* [The problem]: Copy every line of the data in which the word "chart" occurs.

(begin)

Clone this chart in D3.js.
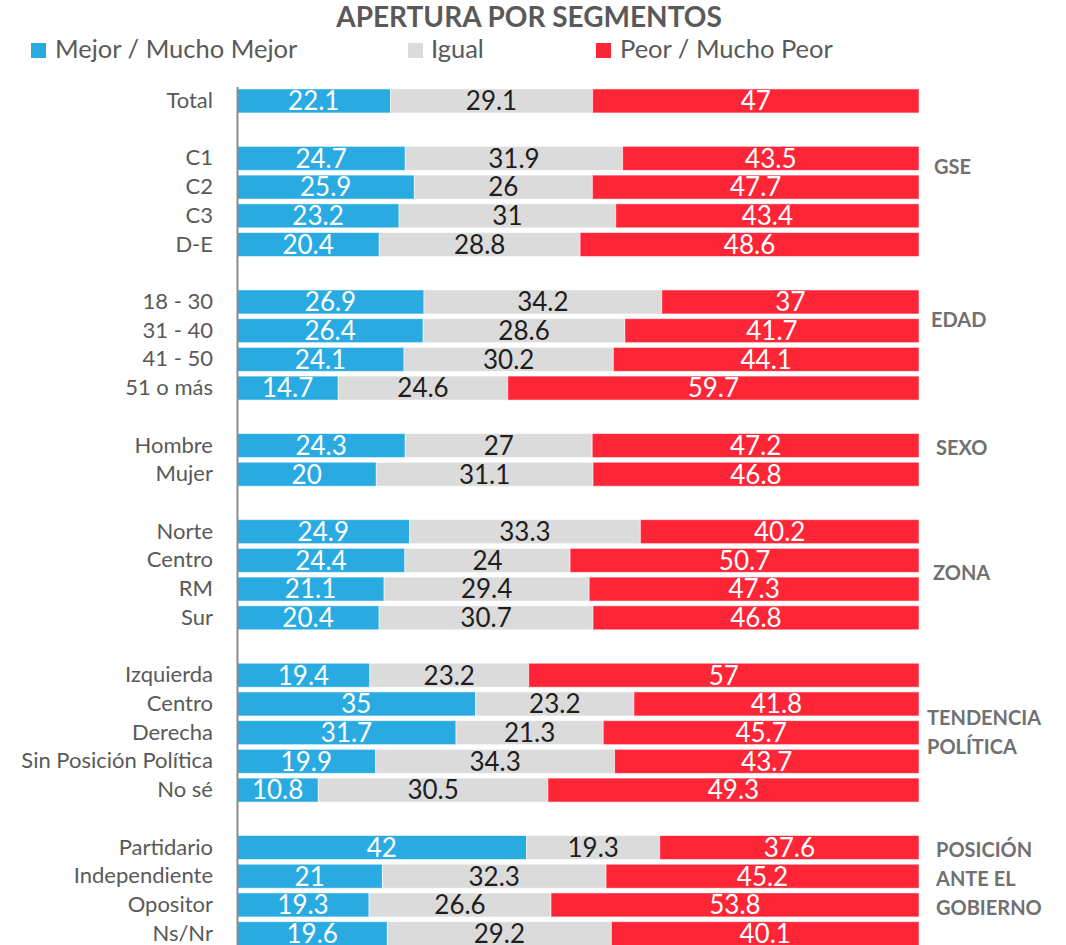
<!DOCTYPE html>
<html>
<head>
<meta charset="utf-8">
<script src="https://cdn.jsdelivr.net/npm/d3@7"></script>
<style>
  html, body { margin: 0; padding: 0; background: #fff; }
  svg { display: block; font-family: Lato, "Open Sans", sans-serif; }
</style>
</head>
<body>
<svg id="chart" width="1066" height="945"></svg>
<script>
// ---------- DATA ----------
const title = "APERTURA POR SEGMENTOS";
const seriesNames = ["Mejor / Mucho Mejor", "Igual", "Peor / Mucho Peor"];
const seriesKeys = ["mejor", "igual", "peor"];

const groupNames = ["", "GSE", "EDAD", "SEXO", "ZONA", "TENDENCIA POLÍTICA", "POSICIÓN ANTE EL GOBIERNO"];
const groupLabelLines = [[], ["GSE"], ["EDAD"], ["SEXO"], ["ZONA"], ["TENDENCIA", "POLÍTICA"], ["POSICIÓN", "ANTE EL", "GOBIERNO"]];

const categories = [
  ["Total"],
  ["C1", "C2", "C3", "D-E"],
  ["18 - 30", "31 - 40", "41 - 50", "51 o más"],
  ["Hombre", "Mujer"],
  ["Norte", "Centro", "RM", "Sur"],
  ["Izquierda", "Centro", "Derecha", "Sin Posición Política", "No sé"],
  ["Partidario", "Independiente", "Opositor", "Ns/Nr"]
];

const mejor = [
  [22.1],
  [24.7, 25.9, 23.2, 20.4],
  [26.9, 26.4, 24.1, 14.7],
  [24.3, 20],
  [24.9, 24.4, 21.1, 20.4],
  [19.4, 35, 31.7, 19.9, 10.8],
  [42, 21, 19.3, 19.6]
];
const igual = [
  [29.1],
  [31.9, 26, 31, 28.8],
  [34.2, 28.6, 30.2, 24.6],
  [27, 31.1],
  [33.3, 24, 29.4, 30.7],
  [23.2, 23.2, 21.3, 34.3, 30.5],
  [19.3, 32.3, 26.6, 29.2]
];
const peor = [
  [47],
  [43.5, 47.7, 43.4, 48.6],
  [37, 41.7, 44.1, 59.7],
  [47.2, 46.8],
  [40.2, 50.7, 47.3, 46.8],
  [57, 41.8, 45.7, 43.7, 49.3],
  [37.6, 45.2, 53.8, 40.1]
];

// ---------- LAYOUT / STYLE ----------
const colors = { mejor: "#29ABE2", igual: "#DBDBDB", peor: "#FE2537" };
const valueColors = { mejor: "#ffffff", igual: "#1e1e1e", peor: "#ffffff" };
// group label placement: left x and vertical centre (in row steps from group's first row)
const groupLabelLayout = [
  null,
  { x: 934, rowOffset: 0.28 },
  { x: 931, rowOffset: 0.63 },
  { x: 936, rowOffset: 0.08 },
  { x: 933, rowOffset: 1.45 },
  { x: 927, rowOffset: 2.0 },
  { x: 936, rowOffset: 1.08 }
];

// ---------- BUILD ROWS ----------
const rows = [];
const groupFirstRow = [];
categories.forEach((cats, g) => {
  if (g > 0) rows.push({ id: "sp" + g, spacer: true, label: "" });
  groupFirstRow.push("r" + g + "_0");
  cats.forEach((c, i) => {
    rows.push({
      id: "r" + g + "_" + i, spacer: false, label: c, group: g,
      mejor: mejor[g][i], igual: igual[g][i], peor: peor[g][i]
    });
  });
});
const dataRows = rows.filter(r => !r.spacer);

const svg = d3.select("#chart");

const x = d3.scaleLinear().domain([0, 1]).range([237, 919]);
const y = d3.scaleBand()
  .domain(rows.map(r => r.id))
  .range([86.6, 948])
  .paddingInner(0.164)
  .paddingOuter(0.082);

const stack = d3.stack().keys(seriesKeys).offset(d3.stackOffsetExpand);
const stacked = stack(dataRows);

// ---------- TITLE ----------
svg.append("text")
  .attr("x", 529).attr("y", 27)
  .attr("text-anchor", "middle")
  .attr("font-size", 28).attr("font-weight", 700)
  .attr("fill", "#595959")
  .text(title);

// ---------- LEGEND ----------
const legendPos = [{ sx: 31, tx: 55 }, { sx: 408, tx: 431 }, { sx: 596, tx: 620 }];
const legend = svg.append("g");
seriesKeys.forEach((k, i) => {
  legend.append("rect")
    .attr("x", legendPos[i].sx).attr("y", 43)
    .attr("width", 15).attr("height", 15)
    .attr("fill", colors[k]);
  legend.append("text")
    .attr("x", legendPos[i].tx).attr("y", 58)
    .attr("font-size", 25.5).attr("fill", "#595959")
    .text(seriesNames[i]);
});

// ---------- BARS ----------
const layers = svg.append("g").selectAll("g.layer")
  .data(stacked).join("g")
  .attr("class", "layer")
  .attr("fill", d => colors[d.key]);

layers.selectAll("rect")
  .data(d => d.map(s => ({ s, key: d.key })))
  .join("rect")
  .attr("x", d => x(d.s[0]))
  .attr("y", d => y(d.s.data.id))
  .attr("width", d => x(d.s[1]) - x(d.s[0]))
  .attr("height", y.bandwidth())
  .attr("stroke", "#ffffff").attr("stroke-opacity", 0.55).attr("stroke-width", 1);

// value labels
layers.selectAll("text")
  .data(d => d.map(s => ({ s, key: d.key })))
  .join("text")
  .attr("x", d => (x(d.s[0]) + x(d.s[1])) / 2)
  .attr("y", d => y(d.s.data.id) + y.bandwidth() / 2)
  .attr("dy", "0.36em")
  .attr("text-anchor", "middle")
  .attr("font-size", 26)
  .attr("fill", d => valueColors[d.key])
  .text(d => String(d.s.data[d.key]));

// ---------- AXIS ----------
const labelById = new Map(rows.map(r => [r.id, r.label]));
const axis = svg.append("g")
  .attr("transform", `translate(${x(0)},0)`)
  .call(d3.axisLeft(y).tickSize(0).tickSizeOuter(0).tickPadding(24)
    .tickFormat(id => labelById.get(id)));
axis.select(".domain").attr("stroke", "#8c8c8c").attr("stroke-width", 2);
axis.selectAll(".tick text")
  .attr("font-size", 22)
  .attr("font-family", "Lato, 'Open Sans', sans-serif")
  .attr("fill", "#595959");

// ---------- GROUP LABELS ----------
const step = y.step();
groupLabelLines.forEach((lines, g) => {
  if (!lines.length) return;
  const lay = groupLabelLayout[g];
  const cy = y(groupFirstRow[g]) + y.bandwidth() / 2 + lay.rowOffset * step;
  const lh = 29;
  const t = svg.append("text")
    .attr("font-size", 20).attr("font-weight", 700)
    .attr("fill", "#707070");
  lines.forEach((ln, i) => {
    t.append("tspan")
      .attr("x", lay.x)
      .attr("y", cy + (i - (lines.length - 1) / 2) * lh)
      .attr("dy", "0.36em")
      .text(ln);
  });
});
</script>
</body>
</html>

(end)

* [Right answer]:
Clone this chart in D3.js.
<svg id="chart" width="1066" height="945"></svg>
const svg = d3.select("#chart");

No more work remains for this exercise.